Derived class functions which have the same name as the base class functions hide the base class functions rather than overloading them. To allow overloading use the 'using' directive.

0

Nathan,

Thanks for answering

The answer to your second and third questions/remarks is: because it makes sense in the wider context of my program, which I didn't explain here.

And let me restate my question more specifically:
The function overloading mechanism should choose the function with the closest prototype to that of the call. Clearly this didn't happen in my case.
I guess there is another factor which I don't see, please help me to figure out which exactly

Edited by danizobin: n/a

1

do you want to have two separate add methods in you derived class? one that takes an int and one that takes a void pointer?

2

You haven't actually asked a question; you've made a claim. As it happens, that claim is false, and it is false for a good reason.

Consider:

class Foo { /* something */ };

class Bar: public Foo {
public:
    void f(double);
};

// ...

void x()
{
    Bar b;
    b.f(0);       // Which function is called?
}

If C++ were to behave as you claim it does, you would not be able to answer this question, because the answer would depend on whether class Foo defined a member f that accepted an int argument.

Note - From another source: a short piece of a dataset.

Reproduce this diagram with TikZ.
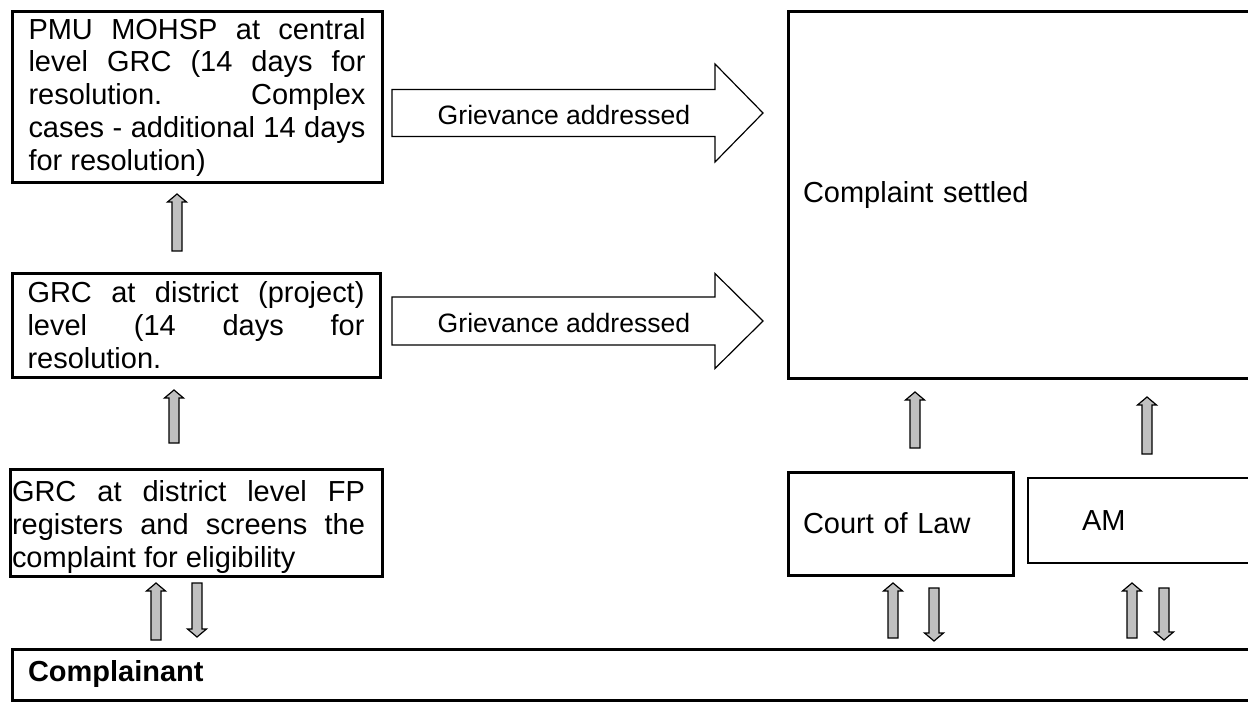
\documentclass[tikz,border=0pt]{standalone}
\usepackage{fontspec}
\setmainfont{Liberation Sans}
\usepackage{tikz}
\usetikzlibrary{calc}
\definecolor{flechegris}{HTML}{C0C0C0}
\newlength{\px}
\setlength{\px}{0.414pt}
\tikzset{etape/.style={
    draw=black,
    line width=3\px,
    inner ysep=0pt,
    align=justify,
    font={\fontsize{12}{13.66}\selectfont\hyphenpenalty=10000\exhyphenpenalty=10000\tolerance=10000}}}
\tikzset{issue/.style={
    draw=black,
    line width=3\px,
    inner ysep=0pt,
    align=left,
    font=\fontsize{12}{13.66}\selectfont}}
\tikzset{plaignant/.style={
    issue}}
\tikzset{traite/.style={
    draw=black,
    line width=1.2\px,
    line join=miter}}
\tikzset{etiquette/.style={
    inner sep=0pt,
    font=\fontsize{11}{13}\selectfont}}
\tikzset{fleche/.style={
    fill=flechegris,
    draw=black,
    line width=1.2\px,
    line join=miter}}
% fleche grise vers le haut : x, pointe, queue
\newcommand{\flechehaut}[3]{%
  \filldraw[fleche] (#1-5,#3) -- (#1-5,#2+8) -- (#1-9.5,#2+8) -- (#1,#2)
    -- (#1+9.5,#2+8) -- (#1+5,#2+8) -- (#1+5,#3) -- cycle;}
% fleche grise vers le bas : x, queue, pointe
\newcommand{\flechebas}[3]{%
  \filldraw[fleche] (#1-5,#2) -- (#1-5,#3-8) -- (#1-9.5,#3-8) -- (#1,#3)
    -- (#1+9.5,#3-8) -- (#1+5,#3-8) -- (#1+5,#2) -- cycle;}
% grande fleche : nom, centre y, demi-corps, demi-tete
\newcommand{\grandefleche}[4]{%
  \draw[traite] (392,#2-#3) -- (715,#2-#3) -- (715,#2-#4) -- (763,#2)
    -- (715,#2+#4) -- (715,#2+#3) -- (392,#2+#3) -- cycle;
  \node[etiquette] (#1) at (564,#2+2) {Grievance addressed};}

\begin{document}
\begin{tikzpicture}[x=\px,y=-\px]
\useasboundingbox (0,0) rectangle (1248,702);
\clip (0,0) rectangle (1248,702);

\node[etape, minimum width=370\px, minimum height=171\px, text width=337\px, inner xsep=16.5\px] (central) at (197,97.5)
  {PMU MOHSP at central\linebreak level GRC (14 days for\linebreak resolution. Complex\linebreak cases - additional 14 days\linebreak for resolution)};
\node[etape, minimum width=368\px, minimum height=103\px, text width=337\px, inner xsep=15.5\px] (district) at (196,325.5)
  {GRC at district (project)\linebreak level (14 days for\linebreak resolution.};
\node[etape, draw=none, minimum height=104\px, text width=353\px, inner xsep=0pt] (focal) at (188.5,527)
  {GRC at district level FP\linebreak registers and screens the\linebreak complaint for eligibility};
\draw[line width=3\px] ([yshift=4\px]focal.north west) rectangle ([xshift=16\px,yshift=4\px]focal.south east);

\node[issue, minimum width=472\px, minimum height=366\px, text width=442\px, inner xsep=15\px] (settled) at (1024,195) {Complaint settled};
\node[issue, minimum width=225\px, minimum height=103\px, text width=195\px, inner xsep=15\px] (court) at (900.5,523.5) {Court of Law};
\node[issue, line width=2\px, minimum width=232\px, minimum height=85\px, text width=124\px, inner xsep=54\px] (am) at (1144,520.5) {AM};
\node[plaignant, minimum width=1248\px, minimum height=51\px, text width=1216\px, inner xsep=16\px] (plaint) at (636,674.5) {\textbf{Complainant}};

\grandefleche{addr1}{113}{23.5}{49}
\grandefleche{addr2}{321}{24}{47.5}

\flechehaut{177}{194}{251}
\flechehaut{174}{390}{443}
\flechehaut{156}{583}{640}
\flechebas{197}{583}{637}

\flechehaut{915}{392}{448}
\flechehaut{1147}{397}{454}
\flechehaut{893}{583}{638}
\flechebas{934}{588}{641}
\flechehaut{1132}{583}{638}
\flechebas{1164}{588}{640}
\end{tikzpicture}
\end{document}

So whenever you derived a function from a class that someone else had written, you would have to know the name and argument types of every function in that base class, just in case you happened to define a function with the same name yourself.

Even worse: Suppose a newer version of the base class came along and defined a function that did not exist in a previous version? All of a sudden, you would find the meaning of your code changed.

So what C++ actually does is to say that a derived class is a new scope. Except for virtual functions, very name defined in a derived class hides the corresponding name from any base classes. Although this rule sometimes behaves in ways that seem surprising, in most cases it is safer than the alternative.

0

do you want to have two separate add methods in you derived class? one that takes an int and one that takes a void pointer?

Yes

0

Then you should be able to make add virtual in your base class and than have another add with a different signature in your derived class

0

Then you should be able to make add virtual in your base class and than have another add with a different signature in your derived class

Nathan,

Do you mean that making the function virtual in Base, will prevent what people talked about here - the hiding phenomenon?
If so, I tried it - no difference after virtualizing add in Base.